- Title card
- Directed by: R. Vittal
- Written by: Thooyavan
- Produced by: R. Vittal
- Starring: Jaishankar; Sridevi;
- Cinematography: N. Balakrishnan
- Edited by: N. Dhamodharan T. K. Rajan
- Music by: Satyam
- Production company: RV Films
- Release date: 15 September 1978;
- Running time: 137 minutes
- Country: India
- Language: Tamil

= Mudi Sooda Mannan =

Mudi Sooda Mannan is a 1978 Indian Tamil-language film produced and directed by R. Vittal, and written by Thooyavan. The film stars Jaishankar and Sridevi, with Y. Vijaya, Deepa, Sarath Babu, M. N. Nambiar, R. S. Manohar and S. A. Ashokan in supporting roles.
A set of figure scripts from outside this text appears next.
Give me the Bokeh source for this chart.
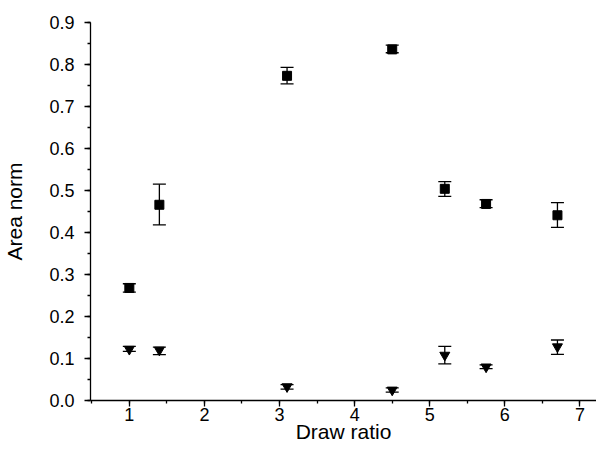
from bokeh.plotting import figure
from bokeh.models import ColumnDataSource, Whisker, TeeHead, SingleIntervalTicker, PrintfTickFormatter, Range1d
from bokeh.embed import file_html
from bokeh.resources import INLINE

draw_ratio = [1.0, 1.4, 3.1, 4.5, 5.2, 5.75, 6.7]

sq_y = [0.268, 0.466, 0.773, 0.836, 0.504, 0.468, 0.441]
sq_lo = [0.258, 0.418, 0.754, 0.828, 0.486, 0.459, 0.412]
sq_hi = [0.278, 0.515, 0.793, 0.846, 0.521, 0.478, 0.471]

tri_y = [0.122, 0.120, 0.033, 0.025, 0.108, 0.080, 0.128]
tri_lo = [0.117, 0.109, 0.027, 0.020, 0.087, 0.076, 0.110]
tri_hi = [0.129, 0.127, 0.038, 0.030, 0.129, 0.085, 0.144]

FONT = "Liberation Sans"

p = figure(width=596, height=446, output_backend="svg", toolbar_location=None,
           x_range=Range1d(0.483, 7.22), y_range=Range1d(0.0, 0.9),
           min_border_left=88, min_border_right=0, min_border_top=22, min_border_bottom=46)
p.outline_line_color = None
p.xgrid.visible = False
p.ygrid.visible = False
p.background_fill_color = "white"

sq_src = ColumnDataSource(dict(x=draw_ratio, y=sq_y, lo=sq_lo, hi=sq_hi))
tri_src = ColumnDataSource(dict(x=draw_ratio, y=tri_y, lo=tri_lo, hi=tri_hi))

for src in (sq_src, tri_src):
    w = Whisker(source=src, base="x", upper="hi", lower="lo", dimension="height",
                line_color="black", line_width=1.3,
                upper_head=TeeHead(size=13, line_color="black", line_width=1.3),
                lower_head=TeeHead(size=13, line_color="black", line_width=1.3))
    p.add_layout(w)

p.scatter("x", "y", source=sq_src, marker="square", size=9, fill_color="black", line_color="black")
p.scatter("x", "y", source=tri_src, marker="inverted_triangle", size=10, fill_color="black", line_color="black")

p.xaxis.ticker = SingleIntervalTicker(interval=1, num_minor_ticks=2)
p.yaxis.ticker = SingleIntervalTicker(interval=0.1, num_minor_ticks=2)
p.yaxis.formatter = PrintfTickFormatter(format="%.1f")

for ax in (p.xaxis, p.yaxis):
    ax.axis_line_color = "black"
    ax.axis_line_width = 1.3
    ax.major_tick_line_color = "black"
    ax.minor_tick_line_color = "black"
    ax.major_tick_line_width = 1.3
    ax.minor_tick_line_width = 1.3
    ax.major_tick_in = 0
    ax.major_tick_out = 6
    ax.minor_tick_in = 0
    ax.minor_tick_out = 3
    ax.major_label_text_font = FONT
    ax.major_label_text_font_size = "18px"
    ax.major_label_text_color = "black"
    ax.axis_label_text_font = FONT
    ax.axis_label_text_font_size = "21px"
    ax.axis_label_text_font_style = "normal"
    ax.axis_label_text_color = "black"

p.xaxis.axis_label = "Draw ratio"
p.yaxis.axis_label = "Area norm"
p.xaxis.major_label_standoff = 1
p.yaxis.major_label_standoff = 10
p.xaxis.axis_label_standoff = -4
p.yaxis.axis_label_standoff = 20

open("out.html", "w").write(file_html(p, INLINE))
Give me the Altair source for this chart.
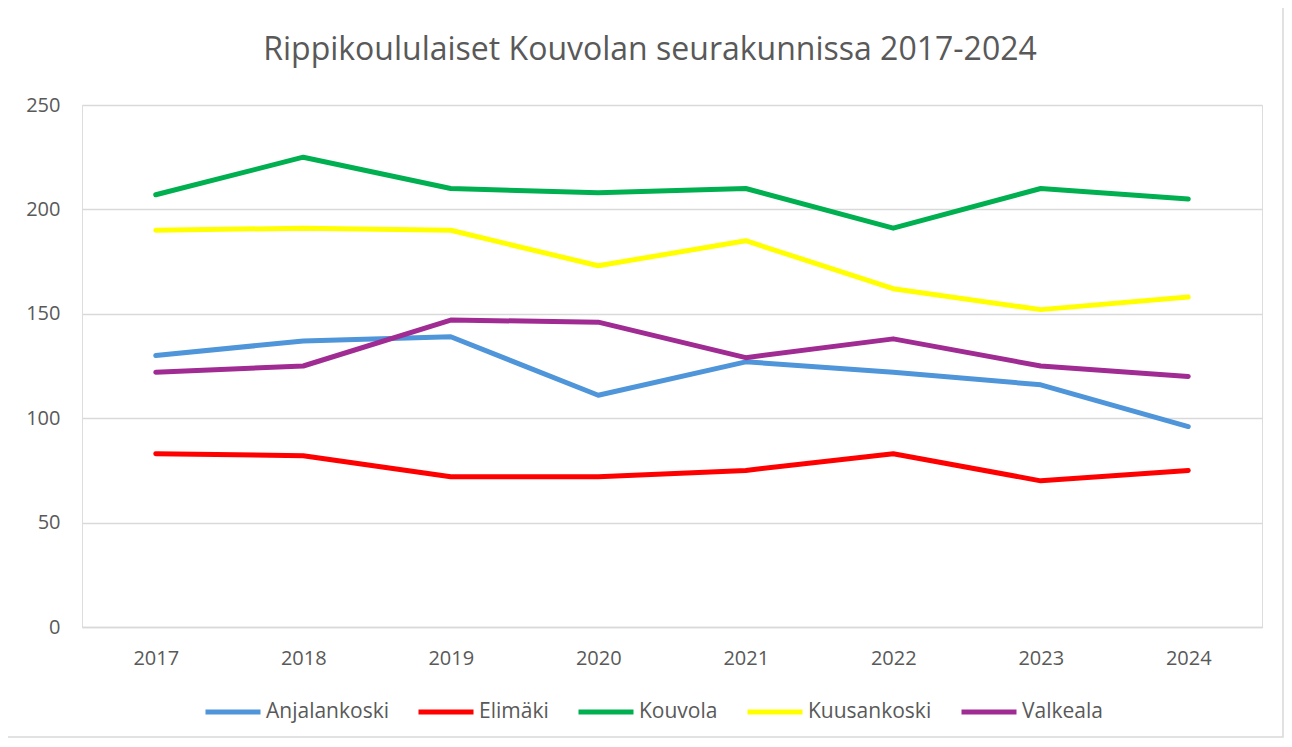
import altair as alt
import pandas as pd

years = ["2017", "2018", "2019", "2020", "2021", "2022", "2023", "2024"]
series = ["Anjalankoski", "Elimäki", "Kouvola", "Kuusankoski", "Valkeala"]
anjalankoski = [130, 137, 139, 111, 127, 122, 116, 96]
elimaki = [83, 82, 72, 72, 75, 83, 70, 75]
kouvola = [207, 225, 210, 208, 210, 191, 210, 205]
kuusankoski = [190, 191, 190, 173, 185, 162, 152, 158]
valkeala = [122, 125, 147, 146, 129, 138, 125, 120]
colors = ["#4E95D9", "#FF0000", "#00B050", "#FFFF00", "#A02B93"]
y_ticks = [0, 50, 100, 150, 200, 250]

values = [anjalankoski, elimaki, kouvola, kuusankoski, valkeala]
rows = []
for si, (name, vals) in enumerate(zip(series, values)):
    for y, v in zip(years, vals):
        rows.append({"Vuosi": y, "Seurakunta": name, "Määrä": v, "order": si})
df = pd.DataFrame(rows)

FONT = "Open Sans"
GREY = "#595959"

lines = alt.Chart(df).mark_line(strokeWidth=5, strokeCap="round", strokeJoin="round").encode(
    x=alt.X("Vuosi:O", sort=years,
            axis=alt.Axis(title=None, labelAngle=0, ticks=False, domain=True,
                          domainColor="#D9D9D9", domainWidth=1.5,
                          labelFontSize=20, labelColor=GREY, labelFont=FONT,
                          labelPadding=21)),
    y=alt.Y("Määrä:Q", scale=alt.Scale(domain=[0, 250], nice=False),
            axis=alt.Axis(title=None, values=y_ticks, ticks=False, domain=False,
                          gridColor="#D9D9D9", gridWidth=1.5,
                          labelFontSize=20, labelColor=GREY, labelFont=FONT,
                          labelPadding=22)),
    color=alt.Color("Seurakunta:N", sort=series,
                    scale=alt.Scale(domain=series, range=colors),
                    legend=alt.Legend(title=None, orient="none", direction="horizontal",
                                      legendX=121, legendY=577,
                                      symbolType="stroke", symbolSize=3025,
                                      symbolStrokeWidth=5, labelOffset=3,
                                      columnPadding=19, labelFontSize=21,
                                      labelColor=GREY, labelFont=FONT)),
    order=alt.Order("order:Q"),
)

frame = alt.Chart(pd.DataFrame({"a": [0]})).mark_rect(
    fill=None, stroke="#D9D9D9", strokeWidth=1.5
).encode(
    x=alt.value(-76), x2=alt.value(1201), y=alt.value(-98), y2=alt.value(632)
)

chart = alt.layer(frame, lines).properties(
    width=1180, height=522,
    title=alt.TitleParams("Rippikoululaiset Kouvolan seurakunnissa 2017-2024",
                          fontSize=32, color=GREY, font=FONT, fontWeight="normal",
                          anchor="middle", frame="group", baseline="alphabetic",
                          offset=-86, dx=-22),
    autosize=alt.AutoSizeParams(type="none"),
    padding={"left": 74, "top": 97, "right": 22, "bottom": 111},
).configure_view(stroke=None).configure(background="white")

chart.save("out.html", embed_options={"renderer": "svg", "actions": False})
It was released on 15 September 1978.

== Soundtrack ==
The music was composed by Satyam, and lyrics were written by Vaali.

Track listing
| No. | Title | Singer(s) | Length |
|---|---|---|---|
| 1. | "Thodangum Thodarum Pudhu Uravu" | S. P. Balasubrahmanyam, P. Susheela | 4:29 |
| 2. | "Kadhal Bhodai Kannil Eray" | S. P. Balasubrahmanyam, S. Janaki | 4:17 |
| 3. | "Naan Sonnal Podhum" | S. P. Balasubrahmanyam, P. Susheela |  |
| 4. | "Mudi Sooda Mannan" | P. Susheela |  |

== Reception ==
P. S. M. of Kalki criticised the film for lack of originality, and felt Manohar and Ashokan were wasted. Despite this, the film was a major success.